Nowadays, there seems to be an even bigger need for young people to learn a new range of skills in order to succeed in their careers. With the rise in technology and digital software companies, there is a bigger demand than ever to learn skills in analytical-based subjects.

Recent research has indicated that, three-quarters of the fastest growing occupations will require STEM (science, technology, engineering and maths) skills. According to Karen Taylor Brown, writer for the CEO magazine, only 16% of students graduate with a STEM degree and for every STEM-qualified individual there are two STEM related job vacancies. At present, there are around 500,000 computing jobs open, and this is expected to increase to one million by 2020.

With the rise in technology careers, there is an increasing demand to prioritise STEM learning over some more traditional subjects. Which is why coding is already a compulsory subject in primary schools in some parts of Australia and worldwide. The primary school syllabus aims to give children a better understanding of information technology and scientific subjects so that they can be ready for more advanced learning at secondary school.   

While these subjects may not appeal to a lot of students, educational experts encourage at least a basic level of coding and analytical education, in order to provide the foundations for future learning in these areas. "These are tools of the children's world, these are tools of their culture, these are tools that will be critical for their school readiness and success” says US-based academic Dr Chip Donohue.   

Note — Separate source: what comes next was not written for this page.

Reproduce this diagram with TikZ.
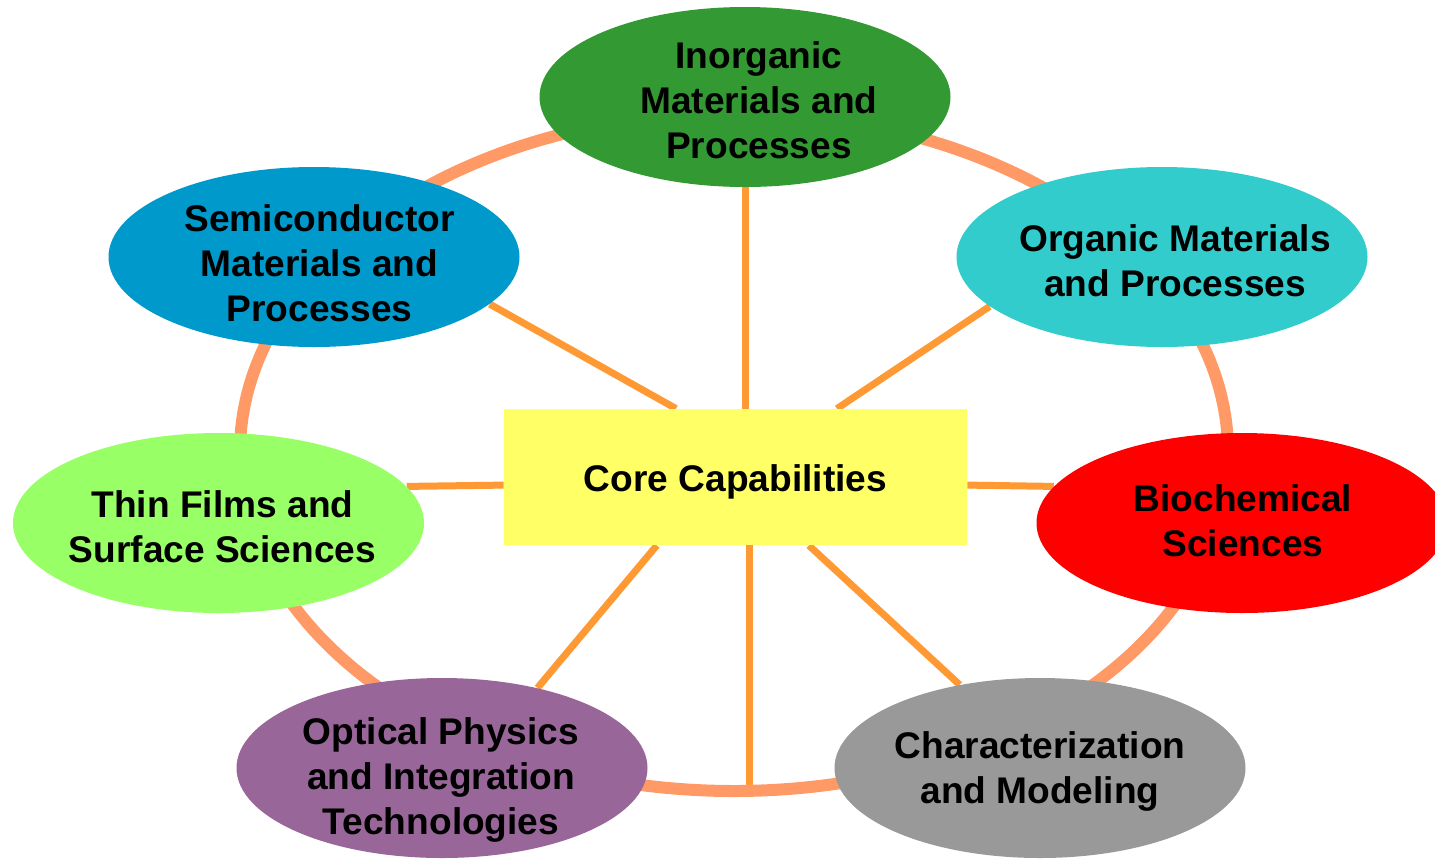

The goal is to improve children’s computational thinking, so that they are encouraged to break down problems into bite-size chunks. Similarly, to how managers and CEOs break down business issues into team-based solutions.

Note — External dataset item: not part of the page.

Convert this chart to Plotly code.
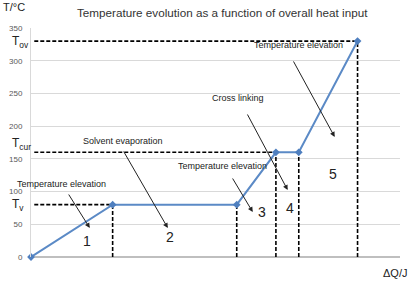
import plotly.graph_objects as go

# Data
heat_input = [0, 25, 63, 75, 82, 100]          # ΔQ (arbitrary units, no tick labels)
temperature = [0, 80, 80, 160, 160, 330]        # T / °C
T_v, T_cur, T_ov = 80, 160, 330
y_ticks = [0, 50, 100, 150, 200, 250, 300, 350]

stage_labels = ["Temperature elevation", "Solvent evaporation", "Temperature elevation",
                "Cross linking", "Temperature elevation"]
stage_numbers = ["1", "2", "3", "4", "5"]

FONT = "Liberation Sans, Arial, sans-serif"

fig = go.Figure()

# Dashed reference lines built from the data points
for i in [1, 2, 3, 4, 5]:
    fig.add_trace(go.Scatter(x=[heat_input[i], heat_input[i]], y=[0, temperature[i]],
                             mode="lines", line=dict(color="black", width=1.6, dash="4px,2px"),
                             hoverinfo="skip", showlegend=False, cliponaxis=False))
for i in [1, 3, 5]:
    fig.add_trace(go.Scatter(x=[1, heat_input[i]], y=[temperature[i], temperature[i]],
                             mode="lines", line=dict(color="black", width=1.6, dash="4px,2px"),
                             hoverinfo="skip", showlegend=False, cliponaxis=False))

# Main curve
fig.add_trace(go.Scatter(x=heat_input, y=temperature, mode="lines+markers",
                         line=dict(color="#5B8AC6", width=2),
                         marker=dict(symbol="diamond", size=6, color="#4F7FBF"),
                         showlegend=False, cliponaxis=False))

# Arrow annotations (head in data coords, tail offset in px)
arrows = [
    (18.0, 44.3, -22, -35),
    (41.9, 44.3, -45, -78),
    (67.9, 68.8, -21, -35),
    (78.6, 102.4, -41, -77),
    (93.0, 183.5, -42, -77),
]
for hx, hy, dx, dy in arrows:
    fig.add_annotation(x=hx, y=hy, ax=dx, ay=dy, text="", showarrow=True,
                       arrowhead=2, arrowsize=1, arrowwidth=1, arrowcolor="#222")

label_pos = [(9.2, 112), (28.1, 177), (58.7, 139), (63.3, 243), (82.0, 324)]
for txt, (lx, ly) in zip(stage_labels, label_pos):
    fig.add_annotation(x=lx, y=ly, text=txt, showarrow=False,
                       font=dict(family=FONT, size=9, color="#222"))

num_pos = [(17.1, 24.5), (42.5, 30.6), (70.6, 68.8), (79.2, 75), (92.4, 127)]
for txt, (nx, ny) in zip(stage_numbers, num_pos):
    fig.add_annotation(x=nx, y=ny, text=txt, showarrow=False,
                       font=dict(family=FONT, size=14, color="#222"))

# Temperature markers on the left
for txt, val, ys in [("T<sub>ov</sub>", T_ov, -1), ("T<sub>cur</sub>", T_cur, 8), ("T<sub>v</sub>", T_v, 0)]:
    fig.add_annotation(xref="paper", x=-0.058, y=val, yshift=ys, yanchor="middle", text=txt,
                       showarrow=False, xanchor="left", font=dict(family=FONT, size=12, color="#222"))

# Axis titles and chart title
fig.add_annotation(xref="paper", yref="paper", x=-0.081, y=1.092, yanchor="middle", text="T/°C",
                   showarrow=False, xanchor="left", font=dict(family=FONT, size=11, color="#222"))
fig.add_annotation(xref="paper", yref="paper", x=1.025, y=-0.07, yanchor="middle", text="ΔQ/J",
                   showarrow=False, xanchor="right", font=dict(family=FONT, size=11, color="#222"))
fig.add_annotation(xref="paper", yref="paper", x=0.52, y=1.069, yanchor="middle",
                   text="Temperature evolution as a function of overall heat input",
                   showarrow=False, font=dict(family=FONT, size=11.7, color="#333"))

fig.update_layout(
    width=410, height=281,
    margin=dict(l=31, r=10, t=28, b=24),
    paper_bgcolor="white", plot_bgcolor="white",
    font=dict(family=FONT),
    xaxis=dict(range=[0, 113], showticklabels=False, showgrid=False, zeroline=False,
               showline=False, fixedrange=True),
    yaxis=dict(range=[0, 350], tickvals=y_ticks, showgrid=True, gridcolor="#D9D9D9", gridwidth=1,
               zeroline=True, zerolinecolor="#BFBFBF", zerolinewidth=2,
               showline=True, linecolor="#D9D9D9", linewidth=1,
               tickfont=dict(family=FONT, size=8, color="#595959"), ticks="", ticklabelstandoff=6),
)

fig.write_html("out.html")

With the rise in technological demands, more schools are thinking of ways in which they can incorporate tech programs and subjects into their syllabus. Such as, interactive learning, using cutting-edge technology and teaching programs focused on discovery, innovation and problem-solving. Educational schools and early learning centres for children as young as three, are integrating technology by providing them with tablets and cameras to document their play and learning times.

Schools offering strong STEM programs and technology classes should be considered as major contenders for prospective parents when choosing a school for their child. Despite the controversy surrounding how much ‘screen time’ a child should be exposed to, the need for STEM skills are becoming more important as we continue to live in an ever-increasing digital world. For this reason, it would seem beneficial for children to start learning technological skills from an early age.